* [To be done]: Return each line of the records with nothing changed, pictures excepted.

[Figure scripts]

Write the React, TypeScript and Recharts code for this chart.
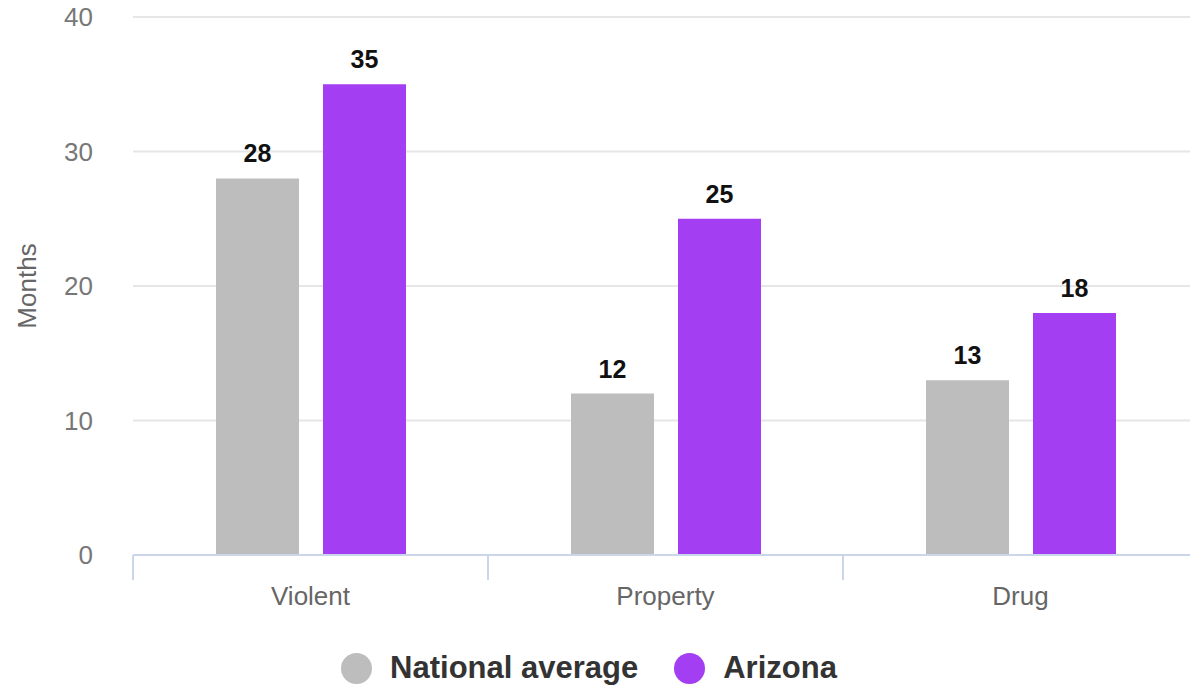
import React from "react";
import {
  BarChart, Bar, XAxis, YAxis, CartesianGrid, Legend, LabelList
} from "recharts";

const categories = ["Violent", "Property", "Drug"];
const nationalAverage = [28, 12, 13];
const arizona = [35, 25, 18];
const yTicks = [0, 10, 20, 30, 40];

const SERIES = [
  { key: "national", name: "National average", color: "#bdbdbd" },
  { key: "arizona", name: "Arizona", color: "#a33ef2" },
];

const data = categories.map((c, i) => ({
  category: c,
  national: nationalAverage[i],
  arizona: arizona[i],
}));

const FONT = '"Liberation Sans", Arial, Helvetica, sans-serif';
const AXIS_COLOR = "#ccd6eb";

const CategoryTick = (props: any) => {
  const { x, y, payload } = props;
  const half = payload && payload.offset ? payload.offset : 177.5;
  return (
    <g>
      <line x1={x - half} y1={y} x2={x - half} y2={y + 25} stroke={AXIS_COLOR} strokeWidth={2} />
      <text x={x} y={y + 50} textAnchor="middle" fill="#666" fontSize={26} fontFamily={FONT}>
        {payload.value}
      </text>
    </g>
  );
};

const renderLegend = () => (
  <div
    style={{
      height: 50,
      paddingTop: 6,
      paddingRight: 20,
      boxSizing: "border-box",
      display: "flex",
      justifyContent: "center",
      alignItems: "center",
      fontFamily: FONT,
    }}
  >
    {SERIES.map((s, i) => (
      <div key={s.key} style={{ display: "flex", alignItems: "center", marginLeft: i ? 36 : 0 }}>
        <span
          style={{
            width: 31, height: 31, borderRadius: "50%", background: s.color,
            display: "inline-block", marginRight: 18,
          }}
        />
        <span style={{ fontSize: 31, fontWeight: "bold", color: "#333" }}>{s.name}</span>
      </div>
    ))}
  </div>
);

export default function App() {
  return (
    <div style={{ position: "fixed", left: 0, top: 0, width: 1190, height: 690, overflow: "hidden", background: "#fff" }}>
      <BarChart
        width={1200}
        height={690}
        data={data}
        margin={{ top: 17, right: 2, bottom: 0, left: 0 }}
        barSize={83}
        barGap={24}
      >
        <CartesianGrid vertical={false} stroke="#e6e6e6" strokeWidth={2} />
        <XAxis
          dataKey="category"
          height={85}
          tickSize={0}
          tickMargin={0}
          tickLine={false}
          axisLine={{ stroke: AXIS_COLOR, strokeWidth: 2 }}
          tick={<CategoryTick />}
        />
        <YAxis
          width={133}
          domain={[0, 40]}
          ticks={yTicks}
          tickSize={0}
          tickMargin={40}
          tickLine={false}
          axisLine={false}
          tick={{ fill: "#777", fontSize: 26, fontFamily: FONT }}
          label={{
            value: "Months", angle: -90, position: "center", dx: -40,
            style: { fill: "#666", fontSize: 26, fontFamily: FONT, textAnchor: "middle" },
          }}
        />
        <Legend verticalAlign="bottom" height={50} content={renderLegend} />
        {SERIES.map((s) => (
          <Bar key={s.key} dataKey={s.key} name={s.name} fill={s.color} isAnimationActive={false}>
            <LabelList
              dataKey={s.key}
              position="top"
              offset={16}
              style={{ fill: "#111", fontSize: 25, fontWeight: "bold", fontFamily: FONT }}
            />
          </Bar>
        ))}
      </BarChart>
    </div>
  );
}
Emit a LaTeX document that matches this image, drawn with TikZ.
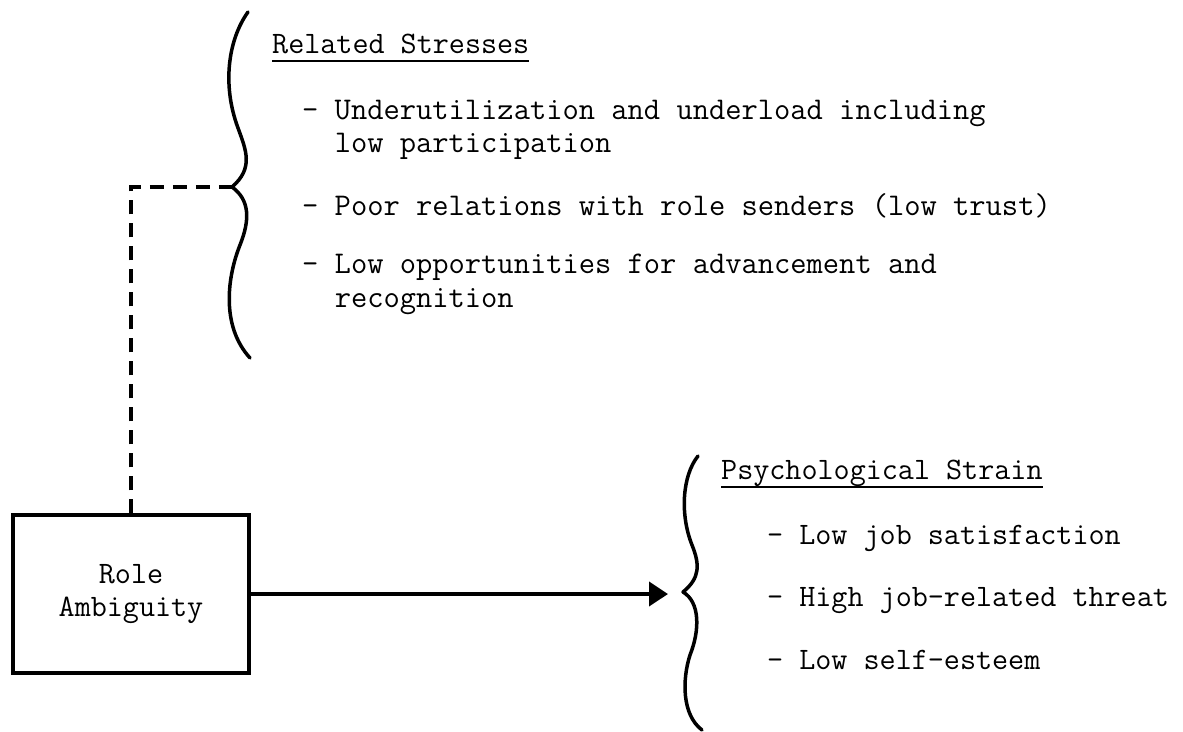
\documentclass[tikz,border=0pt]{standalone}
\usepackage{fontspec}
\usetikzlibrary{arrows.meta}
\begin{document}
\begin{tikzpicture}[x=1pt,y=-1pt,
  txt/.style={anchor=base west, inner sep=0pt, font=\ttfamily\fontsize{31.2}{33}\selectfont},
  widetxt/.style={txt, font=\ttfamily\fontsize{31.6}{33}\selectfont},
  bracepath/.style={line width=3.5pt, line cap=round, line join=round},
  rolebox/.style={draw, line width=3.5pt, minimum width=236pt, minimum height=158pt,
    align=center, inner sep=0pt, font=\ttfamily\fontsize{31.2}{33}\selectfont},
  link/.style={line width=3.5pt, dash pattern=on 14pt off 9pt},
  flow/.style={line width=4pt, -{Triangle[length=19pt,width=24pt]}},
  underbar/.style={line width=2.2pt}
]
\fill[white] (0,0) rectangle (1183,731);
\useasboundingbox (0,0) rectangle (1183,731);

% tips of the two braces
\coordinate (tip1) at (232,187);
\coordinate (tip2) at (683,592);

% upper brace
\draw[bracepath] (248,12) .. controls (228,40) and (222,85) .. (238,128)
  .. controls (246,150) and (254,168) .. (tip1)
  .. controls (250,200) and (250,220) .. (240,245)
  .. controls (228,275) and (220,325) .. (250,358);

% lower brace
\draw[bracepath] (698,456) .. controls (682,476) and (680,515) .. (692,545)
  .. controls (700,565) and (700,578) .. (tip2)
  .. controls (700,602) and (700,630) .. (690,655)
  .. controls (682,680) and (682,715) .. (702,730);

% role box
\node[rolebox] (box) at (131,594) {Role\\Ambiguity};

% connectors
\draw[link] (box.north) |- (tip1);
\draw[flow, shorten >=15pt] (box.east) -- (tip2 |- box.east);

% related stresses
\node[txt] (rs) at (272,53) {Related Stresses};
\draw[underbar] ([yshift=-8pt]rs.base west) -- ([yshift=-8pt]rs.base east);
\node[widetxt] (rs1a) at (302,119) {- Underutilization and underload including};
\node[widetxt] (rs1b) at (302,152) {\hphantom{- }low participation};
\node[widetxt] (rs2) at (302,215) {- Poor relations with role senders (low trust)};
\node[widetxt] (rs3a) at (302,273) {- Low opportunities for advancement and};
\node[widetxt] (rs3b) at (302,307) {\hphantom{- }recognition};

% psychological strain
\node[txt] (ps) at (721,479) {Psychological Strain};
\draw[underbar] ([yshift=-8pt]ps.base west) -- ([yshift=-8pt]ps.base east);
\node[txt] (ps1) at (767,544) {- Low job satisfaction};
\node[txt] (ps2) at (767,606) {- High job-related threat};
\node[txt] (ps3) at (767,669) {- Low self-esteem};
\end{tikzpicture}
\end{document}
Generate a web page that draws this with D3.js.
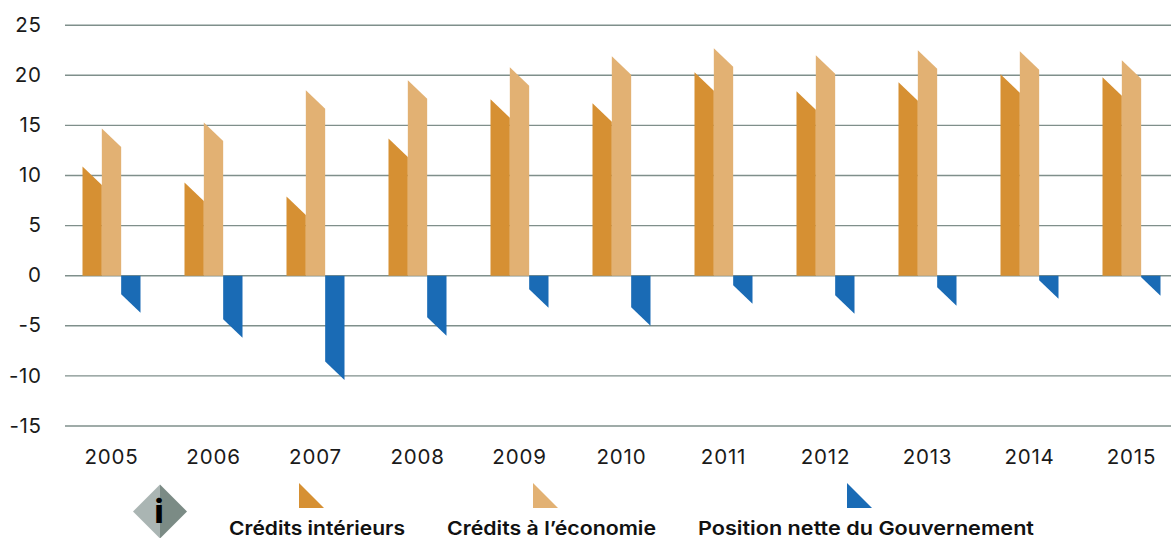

* [Exercise result]:
Write the React, TypeScript and Recharts code for this chart.
import React from "react";
import {
  BarChart, Bar, XAxis, YAxis, CartesianGrid, Legend, LabelList
} from "recharts";

const categories = ["Violent", "Property", "Drug"];
const nationalAverage = [28, 12, 13];
const arizona = [35, 25, 18];
const yTicks = [0, 10, 20, 30, 40];

const SERIES = [
  { key: "national", name: "National average", color: "#bdbdbd" },
  { key: "arizona", name: "Arizona", color: "#a33ef2" },
];

const data = categories.map((c, i) => ({
  category: c,
  national: nationalAverage[i],
  arizona: arizona[i],
}));

const FONT = '"Liberation Sans", Arial, Helvetica, sans-serif';
const AXIS_COLOR = "#ccd6eb";

const CategoryTick = (props: any) => {
  const { x, y, payload } = props;
  const half = payload && payload.offset ? payload.offset : 177.5;
  return (
    <g>
      <line x1={x - half} y1={y} x2={x - half} y2={y + 25} stroke={AXIS_COLOR} strokeWidth={2} />
      <text x={x} y={y + 50} textAnchor="middle" fill="#666" fontSize={26} fontFamily={FONT}>
        {payload.value}
      </text>
    </g>
  );
};

const renderLegend = () => (
  <div
    style={{
      height: 50,
      paddingTop: 6,
      paddingRight: 20,
      boxSizing: "border-box",
      display: "flex",
      justifyContent: "center",
      alignItems: "center",
      fontFamily: FONT,
    }}
  >
    {SERIES.map((s, i) => (
      <div key={s.key} style={{ display: "flex", alignItems: "center", marginLeft: i ? 36 : 0 }}>
        <span
          style={{
            width: 31, height: 31, borderRadius: "50%", background: s.color,
            display: "inline-block", marginRight: 18,
          }}
        />
        <span style={{ fontSize: 31, fontWeight: "bold", color: "#333" }}>{s.name}</span>
      </div>
    ))}
  </div>
);

export default function App() {
  return (
    <div style={{ position: "fixed", left: 0, top: 0, width: 1190, height: 690, overflow: "hidden", background: "#fff" }}>
      <BarChart
        width={1200}
        height={690}
        data={data}
        margin={{ top: 17, right: 2, bottom: 0, left: 0 }}
        barSize={83}
        barGap={24}
      >
        <CartesianGrid vertical={false} stroke="#e6e6e6" strokeWidth={2} />
        <XAxis
          dataKey="category"
          height={85}
          tickSize={0}
          tickMargin={0}
          tickLine={false}
          axisLine={{ stroke: AXIS_COLOR, strokeWidth: 2 }}
          tick={<CategoryTick />}
        />
        <YAxis
          width={133}
          domain={[0, 40]}
          ticks={yTicks}
          tickSize={0}
          tickMargin={40}
          tickLine={false}
          axisLine={false}
          tick={{ fill: "#777", fontSize: 26, fontFamily: FONT }}
          label={{
            value: "Months", angle: -90, position: "center", dx: -40,
            style: { fill: "#666", fontSize: 26, fontFamily: FONT, textAnchor: "middle" },
          }}
        />
        <Legend verticalAlign="bottom" height={50} content={renderLegend} />
        {SERIES.map((s) => (
          <Bar key={s.key} dataKey={s.key} name={s.name} fill={s.color} isAnimationActive={false}>
            <LabelList
              dataKey={s.key}
              position="top"
              offset={16}
              style={{ fill: "#111", fontSize: 25, fontWeight: "bold", fontFamily: FONT }}
            />
          </Bar>
        ))}
      </BarChart>
    </div>
  );
}
Emit a LaTeX document that matches this image, drawn with TikZ.
\documentclass[tikz,border=0pt]{standalone}
\usepackage{fontspec}
\usetikzlibrary{arrows.meta}
\begin{document}
\begin{tikzpicture}[x=1pt,y=-1pt,
  txt/.style={anchor=base west, inner sep=0pt, font=\ttfamily\fontsize{31.2}{33}\selectfont},
  widetxt/.style={txt, font=\ttfamily\fontsize{31.6}{33}\selectfont},
  bracepath/.style={line width=3.5pt, line cap=round, line join=round},
  rolebox/.style={draw, line width=3.5pt, minimum width=236pt, minimum height=158pt,
    align=center, inner sep=0pt, font=\ttfamily\fontsize{31.2}{33}\selectfont},
  link/.style={line width=3.5pt, dash pattern=on 14pt off 9pt},
  flow/.style={line width=4pt, -{Triangle[length=19pt,width=24pt]}},
  underbar/.style={line width=2.2pt}
]
\fill[white] (0,0) rectangle (1183,731);
\useasboundingbox (0,0) rectangle (1183,731);

% tips of the two braces
\coordinate (tip1) at (232,187);
\coordinate (tip2) at (683,592);

% upper brace
\draw[bracepath] (248,12) .. controls (228,40) and (222,85) .. (238,128)
  .. controls (246,150) and (254,168) .. (tip1)
  .. controls (250,200) and (250,220) .. (240,245)
  .. controls (228,275) and (220,325) .. (250,358);

% lower brace
\draw[bracepath] (698,456) .. controls (682,476) and (680,515) .. (692,545)
  .. controls (700,565) and (700,578) .. (tip2)
  .. controls (700,602) and (700,630) .. (690,655)
  .. controls (682,680) and (682,715) .. (702,730);

% role box
\node[rolebox] (box) at (131,594) {Role\\Ambiguity};

% connectors
\draw[link] (box.north) |- (tip1);
\draw[flow, shorten >=15pt] (box.east) -- (tip2 |- box.east);

% related stresses
\node[txt] (rs) at (272,53) {Related Stresses};
\draw[underbar] ([yshift=-8pt]rs.base west) -- ([yshift=-8pt]rs.base east);
\node[widetxt] (rs1a) at (302,119) {- Underutilization and underload including};
\node[widetxt] (rs1b) at (302,152) {\hphantom{- }low participation};
\node[widetxt] (rs2) at (302,215) {- Poor relations with role senders (low trust)};
\node[widetxt] (rs3a) at (302,273) {- Low opportunities for advancement and};
\node[widetxt] (rs3b) at (302,307) {\hphantom{- }recognition};

% psychological strain
\node[txt] (ps) at (721,479) {Psychological Strain};
\draw[underbar] ([yshift=-8pt]ps.base west) -- ([yshift=-8pt]ps.base east);
\node[txt] (ps1) at (767,544) {- Low job satisfaction};
\node[txt] (ps2) at (767,606) {- High job-related threat};
\node[txt] (ps3) at (767,669) {- Low self-esteem};
\end{tikzpicture}
\end{document}
Generate a web page that draws this with D3.js.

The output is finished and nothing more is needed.